Whether Redjetson intended it or not, its posthumous sophomore release has the band's self-inflicted demise written all over it.
There is something peculiarly sentimental about listening to an album (especially a good one) by a band who didn’t last to see its release. It’s the knowledge that the sounds entering your ears are the product of months or years of creative labor and yet still aren’t quite enough -- for whatever reason -- to convince whoever made them to sit down and create more. Quite often it’s the overhanging recognition that at the time of recording, the band in question might have seen its demise coming; posthumous releases can have something of the retrospective evocation of a hand-written letter penned by a late friend during his or her final days.
Other Arms, Redjetson's sophomore full-length, is as much a substantiation of the motives behind the British sextet's dissolution as it is a proud epitaph. Taken on its own decontextualized stead, the album is huge: a sumptuous, smoothly considered and frequently beautiful hour of cascading minor chords fused with icy-fingered guitar and mellow, demoralized incantations. "For Those Who Died Dancing" is perhaps the standout, as its rushes of semi-overdriven guitar dissolves into Clive Kentish's ever-resigned baritone and murmurs of near-Gregorian backing vocals. Closer "These Structures" scintillates; its thunderous final minute of molten riffery must sum up how most post-rock bands dream of ending its careers. From a lyrical standpoint, it seems the band knew it would all end here: "I can feel this fire burning out," Kentish heaves one moment on "Beta Blocker". While the ensuing track, "For Those Who Died Dancing", finds him declaring, "And it's all over now."

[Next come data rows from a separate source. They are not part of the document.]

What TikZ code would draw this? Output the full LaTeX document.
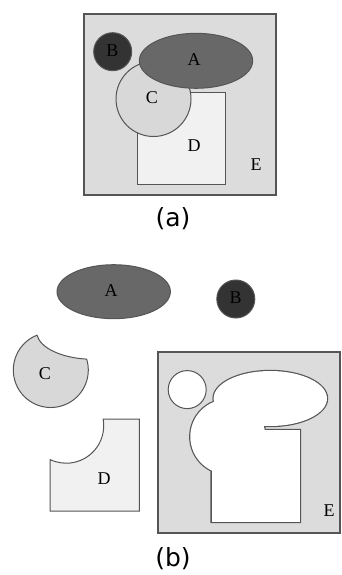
\documentclass[tikz,border=0pt]{standalone}
\usepackage{fontspec}
\setmainfont{Liberation Serif}
\newfontfamily\capfont{DejaVu Sans}
\definecolor{linegray}{HTML}{555555}
\definecolor{efill}{HTML}{DCDCDC}
\definecolor{afill}{HTML}{686868}
\definecolor{bfill}{HTML}{333333}
\definecolor{cfill}{HTML}{D8D8D8}
\definecolor{dfill}{HTML}{F1F1F1}
\begin{document}
\begin{tikzpicture}[x=1pt, y=-1pt,
        outl/.style = {draw=linegray, line width=1pt},
        frame/.style = {draw=linegray, line width=2pt, fill=efill},
        region/.style = {font=\fontsize{18}{18}\selectfont},
        caption/.style = {font=\capfont\fontsize{25}{25}\selectfont}]
    \useasboundingbox (0,0) rectangle (341,575);
    % (a) overlapping regions
    \draw[frame] (84,14) rectangle (276,195);
    \draw[outl, fill=dfill] (137.3,92.3) rectangle (225.7,184.3);
    \draw[outl, fill=cfill] (153.5,99) circle (37.5);
    \draw[outl, fill=afill] (196,60.8) ellipse (56.7 and 27.5);
    \draw[outl, fill=bfill] (112.7,51.7) circle (19);
    \node[region] (a1) at (194,60) {A};
    \node[region] (b1) at (112.5,51) {B};
    \node[region] (c1) at (152,98) {C};
    \node[region] (d1) at (194,146) {D};
    \node[region] (e1) at (256,165) {E};
    \node[caption] (capa) at (173,219) {(a)};
    % (b) pieces cut apart
    \draw[outl, fill=afill] (113.7,291.7) ellipse (56.7 and 27);
    \draw[outl, fill=bfill] (235.8,299) circle (19);
    \draw[outl, fill=cfill] (37.0,335.15) arc[start angle=-111.6, end angle=-376.9, radius=37.5]
        arc[start angle=96.7, end angle=173, x radius=56.7, y radius=27.5] -- cycle;
    \draw[outl, fill=dfill] (50,459.5) -- (50,511) -- (139.3,511) -- (139.3,419) -- (103.1,419)
        arc[start angle=-10.3, end angle=115.6, radius=37.5] -- cycle;
    \draw[frame] (158.3,351.7) rectangle (339.5,533.3);
    % holes left in E
    \draw[outl, fill=white] (187.2,389.6) circle (19);
    \begin{scope}[shift={(74.3,337.7)}]
        \draw[outl, line width=2.4pt] (137.3,92.3) rectangle (225.7,184.3)
            (153.5,99) circle (37.5) (196,60.8) ellipse (56.7 and 27.5);
        \fill[white] (137.3,92.3) rectangle (225.7,184.3);
        \fill[white] (153.5,99) circle (37.5);
        \fill[white] (196,60.8) ellipse (56.7 and 27.5);
    \end{scope}
    \node[region] (a2) at (111,291) {A};
    \node[region] (b2) at (235.5,298) {B};
    \node[region] (c2) at (45,374) {C};
    \node[region] (d2) at (104,479) {D};
    \node[region] (e2) at (329,511) {E};
    \node[caption] (capb) at (173,559) {(b)};
\end{tikzpicture}
\end{document}
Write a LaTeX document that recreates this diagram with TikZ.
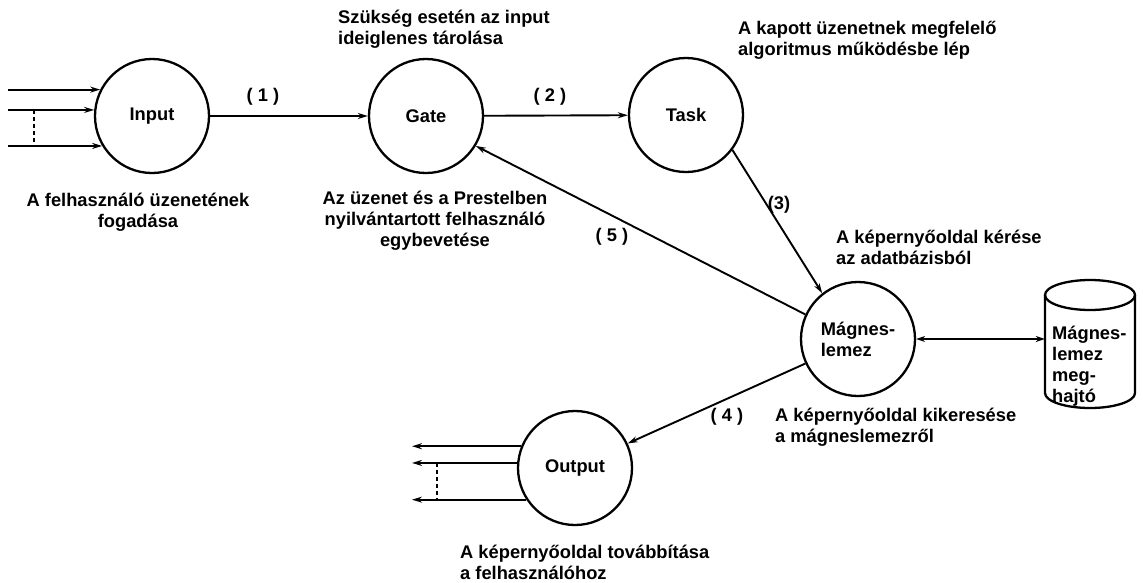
\documentclass[tikz,border=0pt]{standalone}
\usepackage{fontspec}
\setmainfont{Liberation Sans}
\usetikzlibrary{arrows.meta}
\newcommand\dfdfont{\fontsize{18.3}{21}\selectfont\bfseries}
\begin{document}
\begin{tikzpicture}[x=1pt,y=-1pt,
  proc/.style={circle,draw,line width=2.3pt,minimum size=114pt,inner sep=0pt,font=\dfdfont,align=center},
  flow/.style={line width=1.9pt,-{Stealth[length=10pt,width=6pt]}},
  bflow/.style={line width=1.9pt,{Stealth[length=9pt,width=6pt]}-{Stealth[length=9pt,width=6pt]}},
  dashline/.style={line width=1.5pt,dash pattern=on 4pt off 3pt},
  note/.style={font=\dfdfont,inner sep=0pt},
  lab/.style={font=\dfdfont,inner sep=0pt},
  cyl/.style={line width=2.3pt}]
\useasboundingbox (0,0) rectangle (1143,582);

% processes
\node[proc] (input) at (152,116) {Input};
\node[proc] (gate) at (426,116) {Gate};
\node[proc] (task) at (686,115) {Task};
\node[proc,align=left] (mag) at (858,339) {Mágnes-\\lemez};
\node[proc] (output) at (575,468) {Output};

% drive (cylinder)
\node[minimum width=90pt,minimum height=128pt,inner sep=0pt] (drive) at (1090,344) {};
\draw[cyl] (1090,295) ellipse[x radius=45,y radius=15];
\draw[cyl] (1045,295) -- (1045,393) arc[start angle=180,end angle=0,x radius=45,y radius=15] -- (1135,295);
\node[note,anchor=west,align=left] (drivetxt) at (1052,366) {Mágnes-\\lemez\\meg-\\hajtó};

% input lines
\coordinate (i0) at (8,0);
\coordinate (d0) at (34,0);
\draw[flow] (input.153.5 -| i0) -- (input.153.5);
\draw[flow] (input.174 -| i0) -- (input.174);
\draw[flow] (input.211 -| i0) -- (input.211);
\draw[dashline] (input.174 -| d0) -- (input.211 -| d0);

% output lines
\coordinate (o0) at (412,0);
\coordinate (e0) at (437,0);
\draw[flow] (output.158) -- (output.158 -| o0);
\draw[flow] (output.175) -- (output.175 -| o0);
\draw[flow] (output.213.5) -- (output.213.5 -| o0);
\draw[dashline] (output.175 -| e0) -- (output.213.5 -| e0);

% flows
\draw[flow] (input) -- (gate);
\draw[flow] (gate) -- (task);
\draw[flow] (task.-37) -- (mag.128.5);
\draw[flow] (mag.155) -- (gate.-31);
\draw[flow] (mag.205) -- (output.25);
\draw[bflow] (mag.east) -- (mag.east -| drive.west);

% flow labels
\node[lab] (l1) at (263,97) {( 1 )};
\node[lab] (l2) at (550,97) {( 2 )};
\node[lab] (l3) at (779,205) {(3)};
\node[lab] (l4) at (727,417) {( 4 )};
\node[lab] (l5) at (612,237) {( 5 )};

% notes
\node[note,align=center] (n1) at (138,212.5) {A felhasználó üzenetének\\fogadása};
\node[note,anchor=west,align=left] (n2) at (338,29) {Szükség esetén az input\\ideiglenes tárolása};
\node[note,anchor=west,align=left] (n3) at (738,40) {A kapott üzenetnek megfelelő\\algoritmus működésbe lép};
\node[note,align=center] (n4) at (435,221) {Az üzenet és a Prestelben\\nyilvántartott felhasználó\\egybevetése};
\node[note,anchor=west,align=left] (n5) at (836,247.5) {A képernyőoldal kérése\\az adatbázisból};
\node[note,anchor=west,align=left] (n6) at (775,427.5) {A képernyőoldal kikeresése\\a mágneslemezről};
\node[note,anchor=west,align=left] (n7) at (460,562.5) {A képernyőoldal továbbítása\\a felhasználóhoz};
\end{tikzpicture}
\end{document}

While Redjetson's sound frequently falls short of colossal, it is distinctly familiar to anyone who has heard its debut. It will be a stretch for anyone to find a huge amount of progression on New General Catalogue or for anyone who has heard Explosions in the Sky, iLiKETRAiNS or Sigur Rós. Catalogue seemed fresh on its release in 2005 because Kentish's brooding melancholy overlaid the staple post-rock sound with a distinctive vocal element, placing the focus squarely on the songs as a whole, not just the clichéd "glacial soundscapes". Now that we've become familiarized with Kentish and his band, Redjetson has become another victim of just how everyday -- unremarkable, even -- post-rock as a genre has rendered grandeur. Four years on from its debut, Redjetson's music is every bit as beautiful as it was, just not nearly as impressive.